(Rows from a dataset of charts and code)

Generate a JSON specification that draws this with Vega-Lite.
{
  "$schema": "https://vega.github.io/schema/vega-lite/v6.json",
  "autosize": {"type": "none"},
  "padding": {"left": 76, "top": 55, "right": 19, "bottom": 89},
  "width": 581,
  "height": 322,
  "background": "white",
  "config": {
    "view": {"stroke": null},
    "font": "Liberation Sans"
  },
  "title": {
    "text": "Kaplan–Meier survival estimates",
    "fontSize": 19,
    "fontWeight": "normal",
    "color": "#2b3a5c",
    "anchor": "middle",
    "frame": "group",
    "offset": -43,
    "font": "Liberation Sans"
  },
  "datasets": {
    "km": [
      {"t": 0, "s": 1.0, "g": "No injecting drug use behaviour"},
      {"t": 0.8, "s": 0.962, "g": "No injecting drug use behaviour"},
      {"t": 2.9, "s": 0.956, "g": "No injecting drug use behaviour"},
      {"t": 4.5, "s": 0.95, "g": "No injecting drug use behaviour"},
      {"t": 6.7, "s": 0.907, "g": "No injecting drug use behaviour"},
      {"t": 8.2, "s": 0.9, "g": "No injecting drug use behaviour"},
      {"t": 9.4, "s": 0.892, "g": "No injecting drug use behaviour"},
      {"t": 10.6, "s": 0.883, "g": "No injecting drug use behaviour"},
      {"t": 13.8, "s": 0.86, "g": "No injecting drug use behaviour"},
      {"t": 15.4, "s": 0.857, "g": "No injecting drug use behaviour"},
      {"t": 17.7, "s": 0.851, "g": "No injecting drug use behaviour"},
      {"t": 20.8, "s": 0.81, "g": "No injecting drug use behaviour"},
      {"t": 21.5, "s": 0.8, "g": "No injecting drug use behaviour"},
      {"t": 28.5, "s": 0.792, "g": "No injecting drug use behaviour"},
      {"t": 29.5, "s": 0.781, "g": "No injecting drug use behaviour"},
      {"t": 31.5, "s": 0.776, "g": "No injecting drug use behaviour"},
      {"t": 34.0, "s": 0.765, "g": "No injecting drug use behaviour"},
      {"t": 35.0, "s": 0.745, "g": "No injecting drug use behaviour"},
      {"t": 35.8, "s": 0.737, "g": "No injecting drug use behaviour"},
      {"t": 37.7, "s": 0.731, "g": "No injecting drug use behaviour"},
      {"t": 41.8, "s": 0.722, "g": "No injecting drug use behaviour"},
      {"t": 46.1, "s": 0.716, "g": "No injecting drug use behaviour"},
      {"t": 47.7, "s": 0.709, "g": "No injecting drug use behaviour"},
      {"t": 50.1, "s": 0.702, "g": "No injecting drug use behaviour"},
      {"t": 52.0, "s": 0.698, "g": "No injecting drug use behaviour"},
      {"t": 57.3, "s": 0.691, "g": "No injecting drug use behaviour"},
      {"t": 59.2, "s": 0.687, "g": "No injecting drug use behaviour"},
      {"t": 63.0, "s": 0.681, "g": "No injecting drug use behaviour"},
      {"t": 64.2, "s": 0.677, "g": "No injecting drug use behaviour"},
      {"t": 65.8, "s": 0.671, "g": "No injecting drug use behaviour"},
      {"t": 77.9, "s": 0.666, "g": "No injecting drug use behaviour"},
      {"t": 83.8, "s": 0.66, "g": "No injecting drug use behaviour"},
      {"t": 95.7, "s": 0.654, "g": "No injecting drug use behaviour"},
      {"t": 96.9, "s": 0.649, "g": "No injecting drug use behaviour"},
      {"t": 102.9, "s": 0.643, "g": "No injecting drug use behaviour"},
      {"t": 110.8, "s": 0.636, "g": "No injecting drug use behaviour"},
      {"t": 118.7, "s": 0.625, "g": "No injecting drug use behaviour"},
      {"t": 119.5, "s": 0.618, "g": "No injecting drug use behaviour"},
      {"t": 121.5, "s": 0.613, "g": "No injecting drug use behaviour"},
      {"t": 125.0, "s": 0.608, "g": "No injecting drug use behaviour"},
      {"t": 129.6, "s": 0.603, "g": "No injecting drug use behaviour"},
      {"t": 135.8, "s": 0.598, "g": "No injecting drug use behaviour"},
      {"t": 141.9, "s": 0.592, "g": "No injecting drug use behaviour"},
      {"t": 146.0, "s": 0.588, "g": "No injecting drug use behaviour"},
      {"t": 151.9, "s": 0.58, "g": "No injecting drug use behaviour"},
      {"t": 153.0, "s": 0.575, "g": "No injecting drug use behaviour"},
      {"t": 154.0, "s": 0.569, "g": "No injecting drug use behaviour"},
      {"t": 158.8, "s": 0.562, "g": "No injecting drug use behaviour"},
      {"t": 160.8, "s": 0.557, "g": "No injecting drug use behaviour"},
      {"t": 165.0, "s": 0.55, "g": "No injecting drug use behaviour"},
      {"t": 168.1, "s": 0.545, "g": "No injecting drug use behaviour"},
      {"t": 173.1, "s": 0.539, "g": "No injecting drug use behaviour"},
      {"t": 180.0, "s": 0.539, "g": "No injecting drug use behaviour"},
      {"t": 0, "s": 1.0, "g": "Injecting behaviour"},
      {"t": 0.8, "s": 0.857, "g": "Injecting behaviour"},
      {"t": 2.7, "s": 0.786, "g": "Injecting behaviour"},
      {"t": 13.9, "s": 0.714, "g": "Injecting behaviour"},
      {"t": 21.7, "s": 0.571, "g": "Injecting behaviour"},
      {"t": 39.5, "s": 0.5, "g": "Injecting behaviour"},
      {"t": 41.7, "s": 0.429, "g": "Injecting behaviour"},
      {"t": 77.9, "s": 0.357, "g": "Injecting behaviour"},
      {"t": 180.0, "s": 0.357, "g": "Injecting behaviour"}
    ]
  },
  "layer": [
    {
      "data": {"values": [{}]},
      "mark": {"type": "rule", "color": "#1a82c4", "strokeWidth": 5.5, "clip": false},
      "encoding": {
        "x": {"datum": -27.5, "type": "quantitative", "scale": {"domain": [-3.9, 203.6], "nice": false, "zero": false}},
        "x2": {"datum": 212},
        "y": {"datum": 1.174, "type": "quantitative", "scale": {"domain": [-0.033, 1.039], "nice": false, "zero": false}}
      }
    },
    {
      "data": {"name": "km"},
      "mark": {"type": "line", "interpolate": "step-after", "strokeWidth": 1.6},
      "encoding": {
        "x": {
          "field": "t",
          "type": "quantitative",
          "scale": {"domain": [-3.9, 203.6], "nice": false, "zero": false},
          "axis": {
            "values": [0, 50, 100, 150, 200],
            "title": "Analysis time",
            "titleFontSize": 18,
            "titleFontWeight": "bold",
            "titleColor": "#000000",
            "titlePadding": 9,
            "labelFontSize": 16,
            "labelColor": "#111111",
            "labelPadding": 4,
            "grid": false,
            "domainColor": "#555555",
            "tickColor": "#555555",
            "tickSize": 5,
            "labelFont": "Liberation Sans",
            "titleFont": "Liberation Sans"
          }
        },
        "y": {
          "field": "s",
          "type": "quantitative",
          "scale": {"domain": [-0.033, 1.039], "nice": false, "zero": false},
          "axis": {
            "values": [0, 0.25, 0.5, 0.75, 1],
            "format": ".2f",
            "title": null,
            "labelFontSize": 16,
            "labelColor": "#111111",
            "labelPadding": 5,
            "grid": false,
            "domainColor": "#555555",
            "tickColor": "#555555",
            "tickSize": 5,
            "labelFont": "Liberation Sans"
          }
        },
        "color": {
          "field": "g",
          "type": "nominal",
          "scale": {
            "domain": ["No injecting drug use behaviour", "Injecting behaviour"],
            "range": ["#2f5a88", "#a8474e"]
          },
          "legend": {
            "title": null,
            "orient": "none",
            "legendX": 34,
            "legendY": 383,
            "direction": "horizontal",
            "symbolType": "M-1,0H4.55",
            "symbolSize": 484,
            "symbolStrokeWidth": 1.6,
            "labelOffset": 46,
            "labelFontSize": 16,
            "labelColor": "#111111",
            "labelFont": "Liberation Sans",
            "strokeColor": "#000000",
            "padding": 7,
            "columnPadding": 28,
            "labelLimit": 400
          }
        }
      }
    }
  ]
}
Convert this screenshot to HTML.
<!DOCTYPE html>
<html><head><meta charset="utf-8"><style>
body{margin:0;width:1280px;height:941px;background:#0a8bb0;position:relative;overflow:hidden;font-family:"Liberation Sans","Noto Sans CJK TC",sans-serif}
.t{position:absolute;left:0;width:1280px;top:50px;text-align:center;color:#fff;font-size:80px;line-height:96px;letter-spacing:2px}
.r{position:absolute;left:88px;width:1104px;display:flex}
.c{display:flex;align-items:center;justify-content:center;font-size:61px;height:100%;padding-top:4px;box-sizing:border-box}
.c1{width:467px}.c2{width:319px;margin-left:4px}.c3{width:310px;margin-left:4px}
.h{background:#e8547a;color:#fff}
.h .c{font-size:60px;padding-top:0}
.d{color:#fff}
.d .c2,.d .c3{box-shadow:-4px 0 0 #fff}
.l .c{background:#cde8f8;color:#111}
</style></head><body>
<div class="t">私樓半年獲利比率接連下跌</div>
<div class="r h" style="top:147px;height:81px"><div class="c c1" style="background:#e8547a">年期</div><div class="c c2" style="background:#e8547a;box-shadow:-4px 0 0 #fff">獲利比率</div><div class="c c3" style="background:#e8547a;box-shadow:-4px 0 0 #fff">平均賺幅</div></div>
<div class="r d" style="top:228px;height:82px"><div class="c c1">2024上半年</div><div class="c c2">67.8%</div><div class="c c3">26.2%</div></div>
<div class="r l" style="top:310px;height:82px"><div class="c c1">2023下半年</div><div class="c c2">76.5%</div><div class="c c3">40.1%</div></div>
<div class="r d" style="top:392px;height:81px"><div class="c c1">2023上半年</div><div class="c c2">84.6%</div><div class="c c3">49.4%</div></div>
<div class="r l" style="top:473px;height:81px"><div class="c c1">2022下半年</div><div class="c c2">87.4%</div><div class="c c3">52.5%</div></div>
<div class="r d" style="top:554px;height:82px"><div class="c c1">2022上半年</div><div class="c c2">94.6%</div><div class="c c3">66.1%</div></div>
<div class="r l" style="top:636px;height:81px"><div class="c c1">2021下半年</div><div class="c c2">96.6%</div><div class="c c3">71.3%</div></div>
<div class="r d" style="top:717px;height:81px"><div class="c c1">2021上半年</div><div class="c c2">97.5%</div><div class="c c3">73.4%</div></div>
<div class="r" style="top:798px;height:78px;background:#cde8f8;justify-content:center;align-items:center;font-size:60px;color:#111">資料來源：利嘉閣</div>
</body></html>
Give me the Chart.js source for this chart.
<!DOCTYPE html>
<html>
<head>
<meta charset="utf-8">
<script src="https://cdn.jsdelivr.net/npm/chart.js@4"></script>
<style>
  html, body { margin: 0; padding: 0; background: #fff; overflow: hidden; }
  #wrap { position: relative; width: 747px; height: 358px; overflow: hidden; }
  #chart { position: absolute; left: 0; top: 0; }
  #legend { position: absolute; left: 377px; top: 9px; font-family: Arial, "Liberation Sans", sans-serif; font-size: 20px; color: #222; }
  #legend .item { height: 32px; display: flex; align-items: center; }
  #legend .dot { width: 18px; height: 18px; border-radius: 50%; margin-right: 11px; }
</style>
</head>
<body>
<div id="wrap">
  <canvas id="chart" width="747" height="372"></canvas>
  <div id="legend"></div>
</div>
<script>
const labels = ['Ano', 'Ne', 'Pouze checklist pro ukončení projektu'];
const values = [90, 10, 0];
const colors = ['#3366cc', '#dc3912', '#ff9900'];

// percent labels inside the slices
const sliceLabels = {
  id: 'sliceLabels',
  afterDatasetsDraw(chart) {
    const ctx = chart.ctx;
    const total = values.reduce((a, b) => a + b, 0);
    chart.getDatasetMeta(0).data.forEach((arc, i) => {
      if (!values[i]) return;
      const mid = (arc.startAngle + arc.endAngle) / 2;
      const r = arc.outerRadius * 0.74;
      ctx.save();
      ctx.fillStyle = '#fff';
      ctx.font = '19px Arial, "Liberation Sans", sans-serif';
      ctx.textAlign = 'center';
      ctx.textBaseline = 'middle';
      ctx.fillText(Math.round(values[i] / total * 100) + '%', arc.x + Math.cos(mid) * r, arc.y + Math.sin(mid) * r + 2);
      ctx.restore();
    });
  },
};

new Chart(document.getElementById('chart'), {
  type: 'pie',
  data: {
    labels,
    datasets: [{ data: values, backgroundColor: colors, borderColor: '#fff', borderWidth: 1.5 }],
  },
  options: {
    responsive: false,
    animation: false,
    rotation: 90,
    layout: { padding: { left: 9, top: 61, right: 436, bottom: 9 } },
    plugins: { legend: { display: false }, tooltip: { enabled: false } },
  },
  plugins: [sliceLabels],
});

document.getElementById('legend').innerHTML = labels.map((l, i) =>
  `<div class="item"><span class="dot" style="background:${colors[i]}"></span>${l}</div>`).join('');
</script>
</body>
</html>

● **Exercise task**:
Copy out every line where the word "this" occurs.

● **Answer for the task**:
Generate a JSON specification that draws this with Vega-Lite.
Convert this screenshot to HTML.
Give me the Chart.js source for this chart.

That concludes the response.